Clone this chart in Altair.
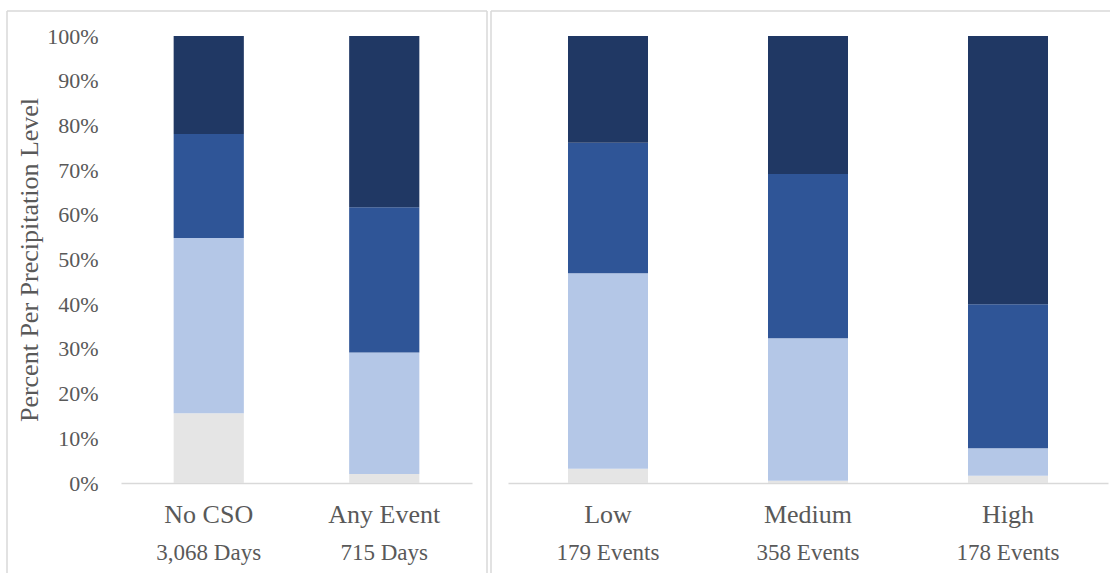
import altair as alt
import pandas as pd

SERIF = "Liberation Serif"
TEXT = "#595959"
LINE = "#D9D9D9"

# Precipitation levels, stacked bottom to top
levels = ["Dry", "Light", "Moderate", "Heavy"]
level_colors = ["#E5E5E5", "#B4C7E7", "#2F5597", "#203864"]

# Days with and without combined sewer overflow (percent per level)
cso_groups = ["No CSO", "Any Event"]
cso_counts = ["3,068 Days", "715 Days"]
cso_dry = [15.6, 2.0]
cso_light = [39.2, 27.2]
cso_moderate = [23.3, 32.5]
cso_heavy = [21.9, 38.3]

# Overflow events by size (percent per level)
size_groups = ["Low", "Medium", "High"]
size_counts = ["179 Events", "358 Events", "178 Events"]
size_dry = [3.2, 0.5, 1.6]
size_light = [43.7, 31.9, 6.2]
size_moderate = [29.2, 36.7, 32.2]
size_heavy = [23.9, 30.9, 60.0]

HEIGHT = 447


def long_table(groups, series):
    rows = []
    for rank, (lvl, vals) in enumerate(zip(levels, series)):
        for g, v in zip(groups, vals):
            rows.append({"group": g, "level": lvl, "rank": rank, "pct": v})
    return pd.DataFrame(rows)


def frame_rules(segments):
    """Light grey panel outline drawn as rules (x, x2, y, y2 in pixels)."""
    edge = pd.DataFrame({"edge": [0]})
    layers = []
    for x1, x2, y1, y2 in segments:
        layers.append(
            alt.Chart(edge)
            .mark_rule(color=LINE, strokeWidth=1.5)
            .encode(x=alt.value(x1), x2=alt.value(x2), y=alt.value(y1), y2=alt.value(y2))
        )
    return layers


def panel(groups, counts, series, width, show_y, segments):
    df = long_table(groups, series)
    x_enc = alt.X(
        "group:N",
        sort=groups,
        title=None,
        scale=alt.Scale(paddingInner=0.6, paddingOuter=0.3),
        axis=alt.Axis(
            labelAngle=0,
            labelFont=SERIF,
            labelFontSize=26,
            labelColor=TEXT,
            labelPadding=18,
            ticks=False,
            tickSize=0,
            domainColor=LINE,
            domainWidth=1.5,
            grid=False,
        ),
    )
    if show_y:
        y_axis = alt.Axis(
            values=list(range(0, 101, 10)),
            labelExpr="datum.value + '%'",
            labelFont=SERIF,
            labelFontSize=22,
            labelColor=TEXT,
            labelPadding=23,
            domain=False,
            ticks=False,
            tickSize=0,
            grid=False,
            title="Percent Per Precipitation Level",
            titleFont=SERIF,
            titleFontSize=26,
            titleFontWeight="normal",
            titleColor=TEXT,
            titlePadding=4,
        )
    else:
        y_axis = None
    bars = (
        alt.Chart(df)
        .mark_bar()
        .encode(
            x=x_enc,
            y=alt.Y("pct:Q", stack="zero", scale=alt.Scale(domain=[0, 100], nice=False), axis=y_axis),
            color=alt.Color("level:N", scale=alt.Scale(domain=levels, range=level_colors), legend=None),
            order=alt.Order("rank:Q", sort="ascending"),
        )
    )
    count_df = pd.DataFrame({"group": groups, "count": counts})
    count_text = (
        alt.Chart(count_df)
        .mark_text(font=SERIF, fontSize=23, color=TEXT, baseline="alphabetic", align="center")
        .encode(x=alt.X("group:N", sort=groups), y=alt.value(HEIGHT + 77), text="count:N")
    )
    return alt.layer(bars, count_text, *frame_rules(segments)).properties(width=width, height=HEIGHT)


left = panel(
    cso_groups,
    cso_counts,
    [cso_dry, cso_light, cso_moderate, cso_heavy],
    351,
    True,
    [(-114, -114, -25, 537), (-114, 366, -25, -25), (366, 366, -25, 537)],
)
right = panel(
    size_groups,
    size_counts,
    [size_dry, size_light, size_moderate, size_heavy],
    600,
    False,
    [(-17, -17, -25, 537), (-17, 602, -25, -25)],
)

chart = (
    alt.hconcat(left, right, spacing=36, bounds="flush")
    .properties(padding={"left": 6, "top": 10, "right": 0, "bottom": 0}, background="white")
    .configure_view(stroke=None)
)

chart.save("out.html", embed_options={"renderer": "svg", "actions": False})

------------------------

EXERCISE BRIEF → With all pictures left out, please transcribe exactly the lines from the start of the material through the line with "cso_heavy = [21.9, 38.3]".

THE COMPLETED TASK →
Clone this chart in Altair.
import altair as alt
import pandas as pd

SERIF = "Liberation Serif"
TEXT = "#595959"
LINE = "#D9D9D9"

# Precipitation levels, stacked bottom to top
levels = ["Dry", "Light", "Moderate", "Heavy"]
level_colors = ["#E5E5E5", "#B4C7E7", "#2F5597", "#203864"]

# Days with and without combined sewer overflow (percent per level)
cso_groups = ["No CSO", "Any Event"]
cso_counts = ["3,068 Days", "715 Days"]
cso_dry = [15.6, 2.0]
cso_light = [39.2, 27.2]
cso_moderate = [23.3, 32.5]
cso_heavy = [21.9, 38.3]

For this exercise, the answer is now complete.